- Native to: Bosnia and Herzegovina, Croatia, Montenegro, North Macedonia, Serbia, Slovenia
- Native speakers: ca. 23,000 (2010–2014)
- Language family: French Sign Austro-Hungarian SignYugoslav Sign; ;
- Dialects: Bosnian Sign Language; Croatian Sign Language; Kosovar Sign Language; Macedonian Sign Language; Serbian Sign Language; Slovenian Sign Language;

Language codes
- ISO 639-3: ysl – inclusive code Individual code: csq – Croatian Sign
- Glottolog: yugo1239

= Yugoslav Sign Language =

Sign language used in the former Yugoslavia

The deaf sign language of the nations of the former Yugoslavia, known variously as Croatian Sign Language, Kosovar Sign Language, Serbian Sign Language, Bosnian Sign Language, Macedonian Sign Language, Slovenian Sign Language, or Yugoslav Sign Language (YSL), started off when children were sent to schools for the deaf in Austro-Hungary in the early 19th century. The first two local schools opened in 1840 in Slovenia and in 1885 in Croatia.

Dialectical distinctions remain between the varieties of the language, with separate (as well as unified) dictionaries being published. These varieties are reported to be mutually intelligible, but the actual amount of variation, and the degree to which the varieties should be considered one language or separate languages, has not been systematically assessed; nor is much known about the sign language situation in these Balkan states.

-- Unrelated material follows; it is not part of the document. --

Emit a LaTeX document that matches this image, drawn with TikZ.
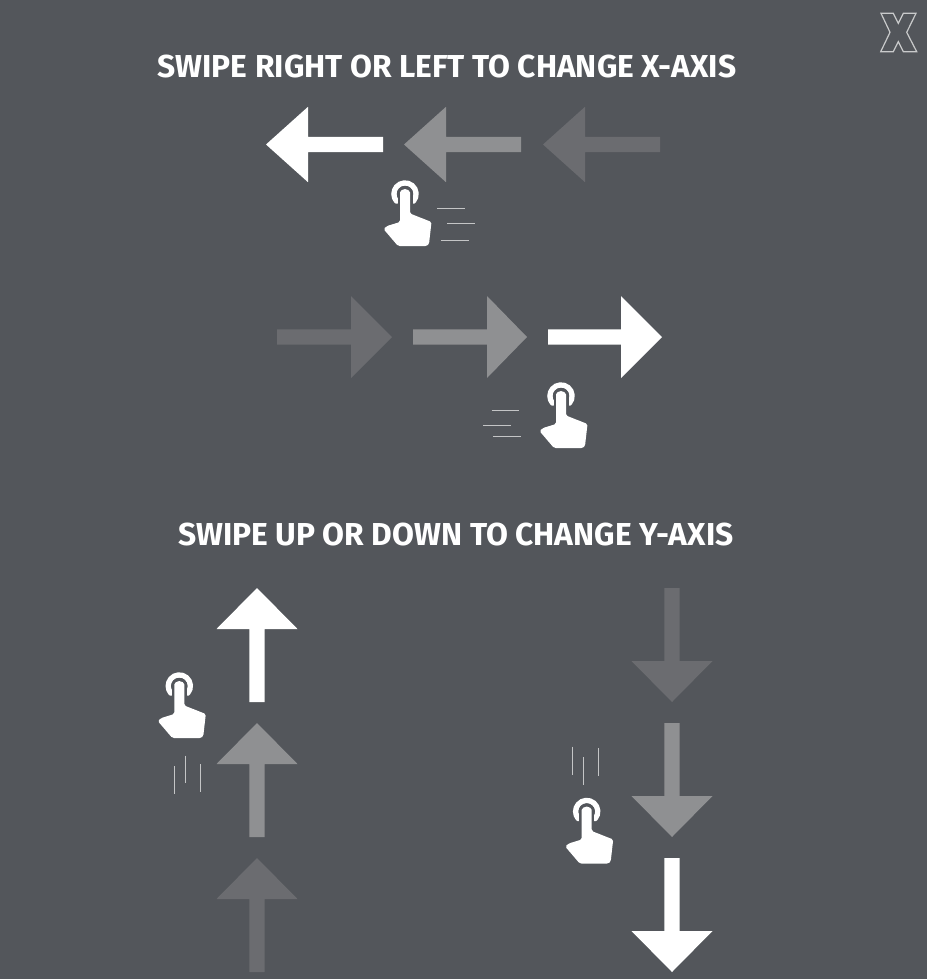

A two-handed manual alphabet is in widespread use; a one-handed alphabet based on the American manual alphabet, though less commonly used, has official status.

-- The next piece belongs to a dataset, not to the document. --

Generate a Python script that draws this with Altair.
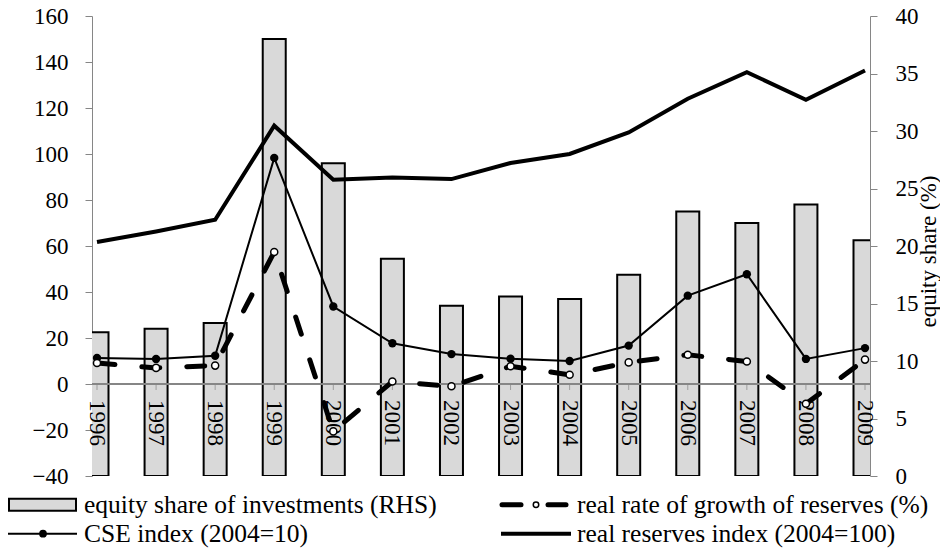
import altair as alt
import pandas as pd

# ---- data ----
years = list(range(1996, 2010))
year_labels = [str(y) for y in years]
equity_share = [12.5, 12.8, 13.3, 38.0, 27.2, 18.9, 14.8, 15.6, 15.4, 17.5, 23.0, 22.0, 23.6, 20.5]
reserves_index = [61.7, 66.3, 71.4, 112.3, 88.8, 89.8, 89.1, 96.1, 100.0, 109.4, 124.0, 135.6, 123.6, 136.3]
cse_index = [11.3, 10.9, 12.3, 98.3, 33.7, 17.7, 13.0, 11.0, 10.0, 16.7, 38.4, 47.7, 10.9, 15.6]
real_growth = [9.1, 7.0, 8.0, 57.4, -20.6, 1.1, -1.0, 7.7, 4.0, 9.4, 12.7, 9.8, -8.6, 10.6]
left_ticks = list(range(-40, 161, 20))
right_ticks = list(range(0, 41, 5))
legend_labels = [
    "equity share of investments (RHS)",
    "real rate of growth of reserves (%)",
    "CSE index (2004=10)",
    "real reserves index (2004=100)",
]
right_title = "equity share (%)"

df = pd.DataFrame({
    "year": years,
    "label": year_labels,
    "equity": equity_share,
    "reserves": reserves_index,
    "cse": cse_index,
    "growth": real_growth,
})

FONT = "Liberation Serif"
FS = 23
LFS = 25.5
W, H = 778, 460
GRAY = "#868686"

xs = alt.Scale(domain=[1996, 2009], nice=False, zero=False)
ly = alt.Scale(domain=[-40, 160], nice=False)
ry = alt.Scale(domain=[0, 40], nice=False)
X = alt.X("year:Q", scale=xs, axis=None)

left_axis = alt.Axis(orient="left", values=left_ticks, title=None, tickSize=7,
                     labelPadding=17, grid=False)
right_axis = alt.Axis(orient="right", values=right_ticks, title=right_title,
                      tickSize=7, labelPadding=18, grid=False,
                      titleAngle=270, titleX=58, titleY=235,
                      titleAlign="center", titleBaseline="middle")

base = alt.Chart(df)

bars = base.mark_bar(size=23, fill="#d9d9d9", stroke="black", strokeWidth=2,
                     clip=True).encode(
    x=X, y=alt.Y("equity:Q", scale=ry, axis=right_axis))

zero = base.mark_rule(color=GRAY, strokeWidth=1.5).encode(
    y=alt.Y(datum=0, scale=ly, axis=left_axis))
ticks = base.mark_tick(orient="vertical", size=6, thickness=1, color=GRAY,
                       yOffset=3).encode(
    x=X, y=alt.Y(datum=0, scale=ly, axis=left_axis))
labels = base.mark_text(angle=90, align="left", baseline="middle", dx=16,
                        font=FONT, fontSize=FS, color="black").encode(
    x=X, y=alt.Y(datum=0, scale=ly, axis=left_axis), text="label:N")

reserves = base.mark_line(color="black", strokeWidth=4).encode(
    x=X, y=alt.Y("reserves:Q", scale=ly, axis=left_axis))
growth = base.mark_line(color="black", strokeWidth=5, strokeDash=[18, 27],
                        strokeCap="round").encode(
    x=X, y=alt.Y("growth:Q", scale=ly, axis=left_axis))
cse = base.mark_line(color="black", strokeWidth=2).encode(
    x=X, y=alt.Y("cse:Q", scale=ly, axis=left_axis))
cse_pts = base.mark_circle(size=70, color="black", opacity=1).encode(
    x=X, y=alt.Y("cse:Q", scale=ly, axis=left_axis))
growth_pts = base.mark_point(shape="circle", filled=True, fill="white",
                             stroke="black", strokeWidth=1.5, size=50,
                             opacity=1).encode(
    x=X, y=alt.Y("growth:Q", scale=ly, axis=left_axis))

left_group = alt.layer(zero, ticks, labels, reserves, growth, cse, cse_pts, growth_pts)

# ---- legend (drawn below the plot) ----
one = pd.DataFrame({"k": [0]})
leg = alt.Chart(one)
r1, r2 = 488.7, 517.7
txt = dict(align="left", baseline="middle", font=FONT, fontSize=LFS, color="black")
legend_layers = [
    leg.mark_rect(fill="#d9d9d9", stroke="black", strokeWidth=2).encode(
        x=alt.value(-83), x2=alt.value(-16), y=alt.value(r1 - 6), y2=alt.value(r1 + 6)),
    leg.mark_text(**txt).encode(
        x=alt.value(-8), y=alt.value(r1), text=alt.value(legend_labels[0])),
    leg.mark_rule(color="black", strokeWidth=5, strokeCap="round").encode(
        x=alt.value(410), x2=alt.value(429), y=alt.value(r1)),
    leg.mark_rule(color="black", strokeWidth=5, strokeCap="round").encode(
        x=alt.value(456), x2=alt.value(474), y=alt.value(r1)),
    leg.mark_point(shape="circle", filled=True, fill="white", stroke="black",
                   strokeWidth=1.5, size=30, opacity=1).encode(
        x=alt.value(444), y=alt.value(r1)),
    leg.mark_text(**txt).encode(
        x=alt.value(485), y=alt.value(r1), text=alt.value(legend_labels[1])),
    leg.mark_rule(color="black", strokeWidth=2).encode(
        x=alt.value(-84), x2=alt.value(-15), y=alt.value(r2)),
    leg.mark_circle(size=60, color="black", opacity=1).encode(
        x=alt.value(-49), y=alt.value(r2)),
    leg.mark_text(**txt).encode(
        x=alt.value(-8), y=alt.value(r2), text=alt.value(legend_labels[2])),
    leg.mark_rule(color="black", strokeWidth=4).encode(
        x=alt.value(409), x2=alt.value(479), y=alt.value(r2)),
    leg.mark_text(**txt).encode(
        x=alt.value(485), y=alt.value(r2), text=alt.value(legend_labels[3])),
]

chart = alt.layer(bars, left_group, *legend_layers).resolve_scale(
    y="independent"
).properties(
    width=W, height=H,
    autosize=alt.AutoSizeParams(type="none"),
    padding={"left": 84, "top": 8, "right": 70, "bottom": 72},
    background="white",
).configure_view(stroke=None).configure_axis(
    labelFont=FONT, labelFontSize=FS, labelColor="black",
    titleFont=FONT, titleFontSize=FS, titleColor="black", titleFontWeight="normal",
    domainColor=GRAY, tickColor=GRAY, domainWidth=1, tickWidth=1,
)

chart.save("out.html", embed_options={"renderer": "svg", "actions": False})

In Bosnia and Herzegovina, the deaf have the same language rights with sign language as the hearing do with oral language. Interpreters must be provided for deaf people dealing with government bodies, and government television broadcasts must be translated into sign language. A Commission for the Sign Language is composed of members representing education, linguistics/pedagogy, and the three constituent nations of Bosnia. By law, Croatian Radiotelevision is to promote the translation of programs into sign language.